I am so excited to meet this baby! I am so filled with joy about this new stage of life now. Every time I go for my swim at the gym I find myself smiling underwater, just thinking about my THREE kids and how fun and crazy life will be in a matter of DAYS now!
Less than 2 weeks to go! A few weeks ago, people seemed surprised that I was so close to the end of this pregnancy - they said I looked small. Not anymore! The comments I get from friends and passers by are, "wow, any day now, huh?" The torpedo-belly is emerging for the world to see and maybe it has something to do with the way I walk too, the tired look on my face or the involuntary grunting noises I make when I go from sitting to standing. I'm ready. Now is this baby?......
This pregnancy has been similar to the previous ones, except when you add two other kids to the mix you get a lot more exhausted along the way. I don't have a ton to complain about except heart burn, some back pain, and in the beginning some lovely puking. :-) This MAY be our last pregnancy (no promises) so I'm trying to enjoy this time while it's here. The nightly dance sessions the baby has in my tummy cracks me up. Finn and Selah are excited for the new little one too. Selah helped me wash and fold all the burp cloths and receiving blankets last night. It was so cute. She's gonna be a great big sister. They both randomly come up to the belly to give hugs & kisses and say hello and good night to the baby. :-)

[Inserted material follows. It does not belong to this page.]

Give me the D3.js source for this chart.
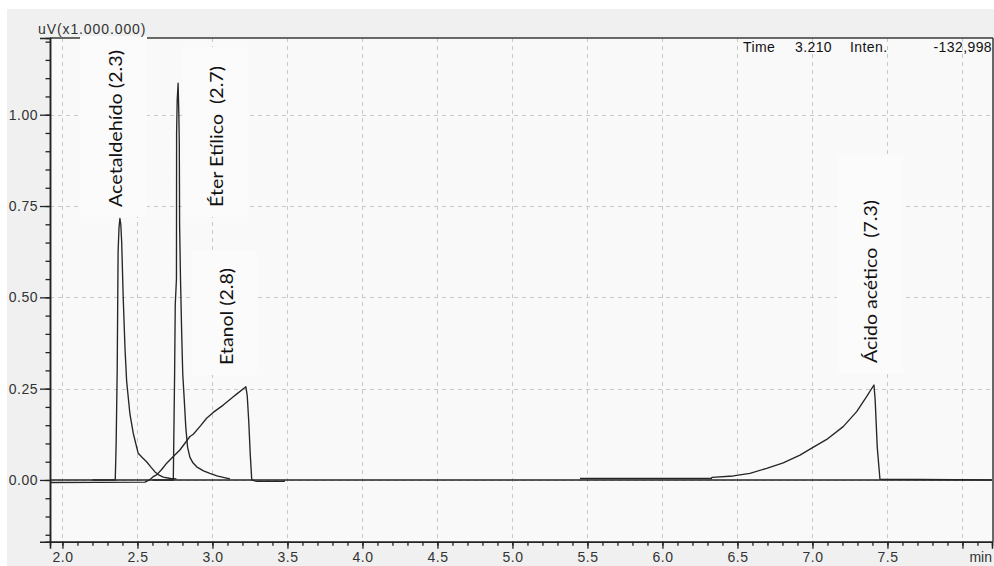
<!DOCTYPE html>
<html>
<head>
<meta charset="utf-8">
<script src="https://cdn.jsdelivr.net/npm/d3@7/dist/d3.min.js"></script>
<style>
  html, body { margin: 0; padding: 0; background: #ffffff; }
  svg { display: block; }
</style>
</head>
<body>
<svg id="chart" width="994" height="566"></svg>
<script>
// ---- data (time in min, intensity in uV x 1,000,000) ----
const baselineTrace = [[1.917, 0.000], [8.197, 0.000]];
const acetaldehido = [[2.20,0.000],[2.352,0.000],[2.358,0.10],[2.365,0.30],[2.371,0.625],[2.377,0.69],[2.383,0.716],[2.389,0.70],[2.395,0.65],[2.405,0.50],[2.417,0.36],[2.428,0.27],[2.45,0.18],[2.472,0.128],[2.505,0.073],[2.53,0.062],[2.561,0.05],[2.59,0.035],[2.617,0.022],[2.645,0.013],[2.672,0.008],[2.72,0.004],[2.76,0.003]];
const eterEtilico = [[2.60,0.000],[2.739,0.000],[2.742,0.10],[2.748,0.30],[2.752,0.48],[2.760,0.55],[2.761,0.95],[2.765,1.04],[2.771,1.086],[2.776,1.00],[2.779,0.92],[2.781,0.70],[2.787,0.55],[2.795,0.40],[2.802,0.29],[2.812,0.22],[2.822,0.146],[2.834,0.09],[2.85,0.062],[2.87,0.047],[2.895,0.036],[2.94,0.025],[2.983,0.018],[3.03,0.011],[3.072,0.007],[3.117,0.003]];
const etanol = [[1.917,-0.007],[2.55,-0.006],[2.58,0.000],[2.605,0.009],[2.628,0.014],[2.66,0.028],[2.695,0.046],[2.739,0.064],[2.783,0.082],[2.85,0.119],[2.872,0.125],[2.92,0.148],[2.961,0.169],[3.005,0.185],[3.072,0.205],[3.139,0.228],[3.161,0.235],[3.223,0.255],[3.232,0.23],[3.242,0.16],[3.252,0.07],[3.262,0.000],[3.295,-0.004],[3.483,-0.004]];
const acidoAcetico = [[5.45,0.004],[6.325,0.004],[6.33,0.007],[6.472,0.011],[6.583,0.018],[6.695,0.032],[6.805,0.047],[6.917,0.068],[6.995,0.087],[7.095,0.111],[7.205,0.146],[7.295,0.187],[7.361,0.228],[7.41,0.26],[7.418,0.22],[7.432,0.09],[7.45,0.002],[8.197,0.000]];

const xMajorTicks = [2.0,2.5,3.0,3.5,4.0,4.5,5.0,5.5,6.0,6.5,7.0,7.5,8.0];
const xTickLabels = ["2.0","2.5","3.0","3.5","4.0","4.5","5.0","5.5","6.0","6.5","7.0","7.5",""];
const xMinorTicks = d3.range(20, 82).map(d => d / 10);
const yMajorTicks = [0.00, 0.25, 0.50, 0.75, 1.00];
const yTickLabels = ["0.00","0.25","0.50","0.75","1.00"];
const yMinorTicks = d3.range(-3, 25).map(d => d * 0.05);

const peakLabels = ["Acetaldehído (2.3)", "Éter Etílico  (2.7)", "Etanol (2.8)", "Ácido acético  (7.3)"];
const headerLabels = ["Time", "3.210", "Inten.", "-132,998"];
const yUnitLabel = "uV(x1.000.000)";
const xUnitLabel = "min";

// ---- layout ----
const svg = d3.select("#chart");
const L = 50, R = 992, T = 38, B = 541.7;
const x = d3.scaleLinear().domain([1.917, 8.197]).range([L, R]);
const y = d3.scaleLinear().domain([-0.169, 1.21]).range([B, T]);
const axisFont = "'Liberation Sans', Arial, sans-serif";
const labelFont = "Lato, 'Open Sans', sans-serif";

svg.append("rect").attr("x", 0).attr("y", 0).attr("width", 994).attr("height", 566).attr("fill", "#ffffff");
svg.append("rect").attr("x", 7).attr("y", 9).attr("width", 987).attr("height", 557).attr("fill", "#f0f0f0");
svg.append("rect").attr("x", L).attr("y", T).attr("width", R - L + 1).attr("height", B - T).attr("fill", "#f9f9f9");

// grid
const grid = svg.append("g").attr("stroke", "#c8c8c8").attr("stroke-width", 1).attr("stroke-dasharray", "4,4");
xMajorTicks.forEach(t => {
  grid.append("line").attr("x1", Math.round(x(t)) + 0.5).attr("x2", Math.round(x(t)) + 0.5).attr("y1", T).attr("y2", B);
});
yMajorTicks.forEach(v => {
  grid.append("line").attr("x1", L).attr("x2", R).attr("y1", Math.round(y(v)) + 0.5).attr("y2", Math.round(y(v)) + 0.5);
});

// traces
svg.append("defs").append("clipPath").attr("id", "clip")
  .append("rect").attr("x", L).attr("y", T).attr("width", R - L).attr("height", B - T);
const line = d3.line().x(d => x(d[0])).y(d => y(d[1]));
const traces = svg.append("g").attr("clip-path", "url(#clip)");
[baselineTrace, etanol, acetaldehido, eterEtilico, acidoAcetico].forEach(s => {
  traces.append("path").datum(s).attr("d", line)
    .attr("fill", "none").attr("stroke", "#262626").attr("stroke-width", 1.35).attr("stroke-linejoin", "round");
});

// frame
svg.append("line").attr("x1", L).attr("x2", 993).attr("y1", T).attr("y2", T).attr("stroke", "#3a3a3a").attr("stroke-width", 1.5);
svg.append("line").attr("x1", 993).attr("x2", 993).attr("y1", T).attr("y2", B).attr("stroke", "#3a3a3a").attr("stroke-width", 1.5);

// peak label boxes and text
const boxes = [
  { x0: 80, x1: 147, y0: 36, y1: 217, cx: 115, ys: 207, ye: 50 },
  { x0: 183, x1: 248, y0: 47, y1: 217, cx: 216.5, ys: 207, ye: 66 },
  { x0: 192, x1: 257, y0: 250, y1: 375, cx: 226.5, ys: 365, ye: 268 },
  { x0: 837, x1: 903, y0: 155, y1: 374, cx: 870, ys: 363, ye: 200 }
];
boxes.forEach((b, i) => {
  svg.append("rect").attr("x", b.x0).attr("y", b.y0).attr("width", b.x1 - b.x0).attr("height", b.y1 - b.y0).attr("fill", "#fbfbfb");
  svg.append("text")
    .attr("transform", `translate(${b.cx},${b.ys}) rotate(-90)`)
    .attr("x", 0).attr("y", 0)
    .attr("dominant-baseline", "central")
    .attr("font-family", labelFont).attr("font-size", 17).attr("fill", "#111")
    .attr("textLength", b.ys - b.ye).attr("lengthAdjust", "spacingAndGlyphs")
    .style("white-space", "pre")
    .text(peakLabels[i]);
});

// axes
const xAxisMinor = d3.axisBottom(x).tickValues(xMinorTicks).tickSize(4).tickFormat("");
const xAxis = d3.axisBottom(x).tickValues(xMajorTicks).tickSize(7).tickPadding(3.5)
  .tickFormat((d, i) => xTickLabels[i]);
const yAxisMinor = d3.axisLeft(y).tickValues(yMinorTicks).tickSize(4.5).tickFormat("");
const yAxis = d3.axisLeft(y).tickValues(yMajorTicks).tickSize(10).tickPadding(2)
  .tickFormat((d, i) => yTickLabels[i]);

function styleAxis(g) {
  g.select(".domain").attr("stroke", "#222").attr("stroke-width", 1.5);
  g.selectAll(".tick line").attr("stroke", "#222").attr("stroke-width", 1.3);
  g.selectAll(".tick text").attr("font-family", axisFont).attr("font-size", 14).attr("fill", "#333").attr("letter-spacing", "0.5px");
}
svg.append("g").attr("transform", `translate(0,${B})`).call(xAxisMinor).call(styleAxis);
svg.append("g").attr("transform", `translate(0,${B})`).call(xAxis).call(styleAxis);
svg.append("g").attr("transform", `translate(${L},0)`).call(yAxisMinor).call(styleAxis);
svg.append("g").attr("transform", `translate(${L},0)`).call(yAxis).call(styleAxis);

// unit labels
svg.append("text").attr("x", 38).attr("y", 34).attr("font-family", axisFont).attr("font-size", 14)
  .attr("fill", "#333").attr("letter-spacing", "0.9px").text(yUnitLabel);
svg.append("text").attr("x", 992).attr("y", 562).attr("text-anchor", "end").attr("font-family", axisFont)
  .attr("font-size", 14).attr("fill", "#333").text(xUnitLabel);

// header readout
const headerPos = [[743, "start"], [795, "start"], [850, "start"], [992, "end"]];
headerLabels.forEach((t, i) => {
  svg.append("text").attr("x", headerPos[i][0]).attr("y", 51.5).attr("text-anchor", headerPos[i][1])
    .attr("font-family", axisFont).attr("font-size", 14).attr("fill", "#111").attr("letter-spacing", "0.4px").text(t);
});
</script>
</body>
</html>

Surprises: We don't know the gender yet. It's sealed in an envelope in our room and we still haven't peeked! We probably won't at this point. I wanted the option to open it at Christmas...but we held out. I'm looking forward to the surprise now. My dad thinks it's a girl and he's been right for the last 3 grandchildren! A couple of good friends have strong feelings that it's a boy....so someone's wrong.
Names: We have some that have been at the top of our list for a while now, but this week Nate and I both went back to the drawing board. We found Selah's name the night before she was born. So it might happen like that again!
My tools: I've got a morning and nightly routine of some yoga stretches that keep me from feeling like I'm 90. Swimming twice a week has also been helpful. Tums are my best friend now, as well as Evening Primrose Oil lately. I've borrowed my friend Lindsay's HypnoBabies cds again this time. I used them with my other two pregnancies, and with Finn's it really did help, though I had to skip a couple of sessions and fast forward to the end of the cds because he came early! It was so relaxing and really helped when transitioning to "active labor". The self-hypnosis is supposed to allow you to have a painless childbirth experience. I didn't experience that exactly, but it did help. The problem is, every time I sit down to listen to a 30 minute session now, I fall asleep. But I'm getting really restful naps! If I listen to it after 9pm, I end up sleeping all night on the couch. Maybe some of the hypnosis is slipping into my subconsciousness while I'm asleep!
Delivery: This is so up in the air right now (not that you can ever really predict it). I had a great experience with Finn's birth for the most part. I labored all day at home (and the beach with friends, and then at home with Nate) and then went to the hospital at 8 centimeters dilated and had a wonderful natural birth. However....Finn was over 9 lbs even 10 days early, and had minor shoulder dystocia. (His shoulders were stuck briefly) All of that caused a little trauma to my body, but I recovered. When Selah's time came around, the doctors in SB were really really nervous and cautious and strongly encouraged a c-section. So we went with that. Now, the doctors and midwives here with Kaiser are encouraging me to have a VBAC (vaginal birth after cesarean). They say they wouldn't have suggested a c-section last time around (frustrating....but I can't turn back time). My doctor doesn't agree with inducing labor with a VBAC either, which I'm fine with. So the plan is, a scheduled c-section on April 2nd, or if I go into labor before then, we go for the VBAC! I'm hoping for VBAC (soon) but I'll be happy with a healthy baby no matter what.
Please keep us and the baby in your prayers!